Weigel gave his take on the emerging field of Democratic presidential candidates and dynamics at play in the presidential primary, along with El-Sayed, who ran as a progressive in the primary race for governor of Michigan in 2018. 

The two discussed how many politicians are talking about issues in a progressive framework, such as relying on government to provide health care and education as a public good and criticizing the role of corporations in the public space.

“These conversations are already shaping the debate in 2020,” said El-Sayed. “Everybody calls themselves a progressive these days. The question of what makes a progressive candidate progressive, in the final telling, is about what they will do once in office — Who are they listening to? Who is going to be around them? Who will have power in their administration? And what does that create on the ground in their work with policymakers?”

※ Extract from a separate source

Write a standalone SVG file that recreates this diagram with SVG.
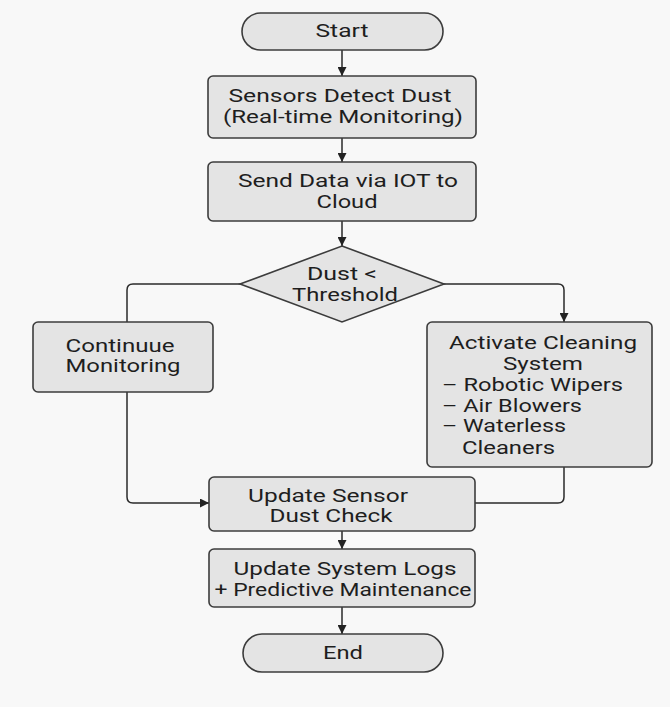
<svg xmlns="http://www.w3.org/2000/svg" width="670" height="707" viewBox="0 0 670 707">
<defs>
<marker id="arr" viewBox="0 0 10 10" refX="10" refY="5" markerWidth="9" markerHeight="9" markerUnits="userSpaceOnUse" orient="auto">
<path d="M0,0 L10,5 L0,10 Z" fill="#222"/>
</marker>
<style>
.box{fill:#e4e4e4;stroke:#3c3c3c;stroke-width:1.6}
.t{font-family:Roboto,"Liberation Sans",sans-serif;font-size:18px;fill:#1e1e1e}
.c{text-anchor:middle}
.ln{fill:none;stroke:#2a2a2a;stroke-width:1.5}
</style>
</defs>
<rect x="0" y="0" width="670" height="707" fill="#f8f8f8"/>
<g id="connectors">
<path class="ln" d="M342,50 V76" marker-end="url(#arr)"/>
<path class="ln" d="M342,138 V162" marker-end="url(#arr)"/>
<path class="ln" d="M342,221 V246" marker-end="url(#arr)"/>
<path class="ln" d="M240,284 H133 Q127,284 127,290 V322"/>
<path class="ln" d="M127,392 V497 Q127,503 133,503 H209" marker-end="url(#arr)"/>
<path class="ln" d="M444,284 H558 Q564,284 564,290 V322" marker-end="url(#arr)"/>
<path class="ln" d="M564,467 V497 Q564,503 558,503 H475"/>
<path class="ln" d="M342,531 V549" marker-end="url(#arr)"/>
<path class="ln" d="M342,607 V634" marker-end="url(#arr)"/>
</g>
<g id="start">
<rect class="box" x="242" y="13" width="201" height="37" rx="18.5"/>
<text class="t c" x="342" y="37" textLength="53" lengthAdjust="spacingAndGlyphs">Start</text>
</g>
<g id="sensors">
<rect class="box" x="208" y="76" width="268" height="62" rx="5"/>
<text class="t c" x="340" y="102" textLength="223" lengthAdjust="spacingAndGlyphs">Sensors Detect Dust</text>
<text class="t c" x="343" y="123" textLength="240" lengthAdjust="spacingAndGlyphs">(Real-time Monitoring)</text>
</g>
<g id="send">
<rect class="box" x="208" y="162" width="268" height="59" rx="5"/>
<text class="t c" x="348" y="187" textLength="220" lengthAdjust="spacingAndGlyphs">Send Data via IOT to</text>
<text class="t c" x="347" y="208" textLength="61" lengthAdjust="spacingAndGlyphs">Cloud</text>
</g>
<g id="decision">
<polygon class="box" points="342,246 444,284 342,322 240,284"/>
<text class="t c" x="342" y="280" textLength="70" lengthAdjust="spacingAndGlyphs">Dust &lt;</text>
<text class="t c" x="345" y="301" textLength="106" lengthAdjust="spacingAndGlyphs">Threshold</text>
</g>
<g id="continue">
<rect class="box" x="33" y="322" width="180" height="70" rx="5"/>
<text class="t c" x="120" y="352" textLength="109" lengthAdjust="spacingAndGlyphs">Continuue</text>
<text class="t c" x="123" y="372" textLength="115" lengthAdjust="spacingAndGlyphs">Monitoring</text>
</g>
<g id="activate">
<rect class="box" x="427" y="322" width="225" height="145" rx="5"/>
<text class="t c" x="543" y="349" textLength="188" lengthAdjust="spacingAndGlyphs">Activate Cleaning</text>
<text class="t c" x="543" y="370" textLength="80" lengthAdjust="spacingAndGlyphs">System</text>
<text class="t" x="442" y="391" textLength="181" lengthAdjust="spacingAndGlyphs">– Robotic Wipers</text>
<text class="t" x="442" y="412" textLength="140" lengthAdjust="spacingAndGlyphs">– Air Blowers</text>
<text class="t" x="442" y="432" textLength="124" lengthAdjust="spacingAndGlyphs">– Waterless</text>
<text class="t" x="462" y="454" textLength="93" lengthAdjust="spacingAndGlyphs">Cleaners</text>
</g>
<g id="update-sensor">
<rect class="box" x="209" y="477" width="266" height="54" rx="5"/>
<text class="t c" x="328" y="502" textLength="160" lengthAdjust="spacingAndGlyphs">Update Sensor</text>
<text class="t c" x="331" y="522" textLength="123" lengthAdjust="spacingAndGlyphs">Dust Check</text>
</g>
<g id="logs">
<rect class="box" x="209" y="549" width="266" height="58" rx="5"/>
<text class="t c" x="345" y="575" textLength="223" lengthAdjust="spacingAndGlyphs">Update System Logs</text>
<text class="t c" x="343" y="596" textLength="257" lengthAdjust="spacingAndGlyphs">+ Predictive Maintenance</text>
</g>
<g id="end">
<rect class="box" x="243" y="634" width="200" height="38" rx="19"/>
<text class="t c" x="343" y="659" textLength="40" lengthAdjust="spacingAndGlyphs">End</text>
</g>
</svg>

Weigel wrote about conservatives and the Tea Party movement before covering progressive politics starting in 2016. At both ends of the spectrum, he said he heard frustration about the way the system works. In his reporting, Weigel said he tries to avoid asking obvious questions about labels such as “Are you a socialist?” and listen to what matters to people in the crowds — not what is being posed to candidates on television.

“Everyone is criticizing the way things are right now,” said Weigel. “Asking the root causes of what people see as problems and the roots of their ideological approach to them I find a lot more useful.”

Weigel said that his strategy is to follow voters at the base of the parties to see what is driving policy positions. "Those who followed the conservative base during the last election were not surprised by the success of Donald Trump," Weigel said.

“Often, early in the process, voters have not assigned policies with candidates,” said Weigel. “I find voters are often more sophisticated than what you assume. … There is a school of thought that became very hardened that you have to run this way to win, and if you pitch ideas from the fringe you are going to scare people and alienate them. The fact that is not happening, I think, is the most interesting thing happening in politics.”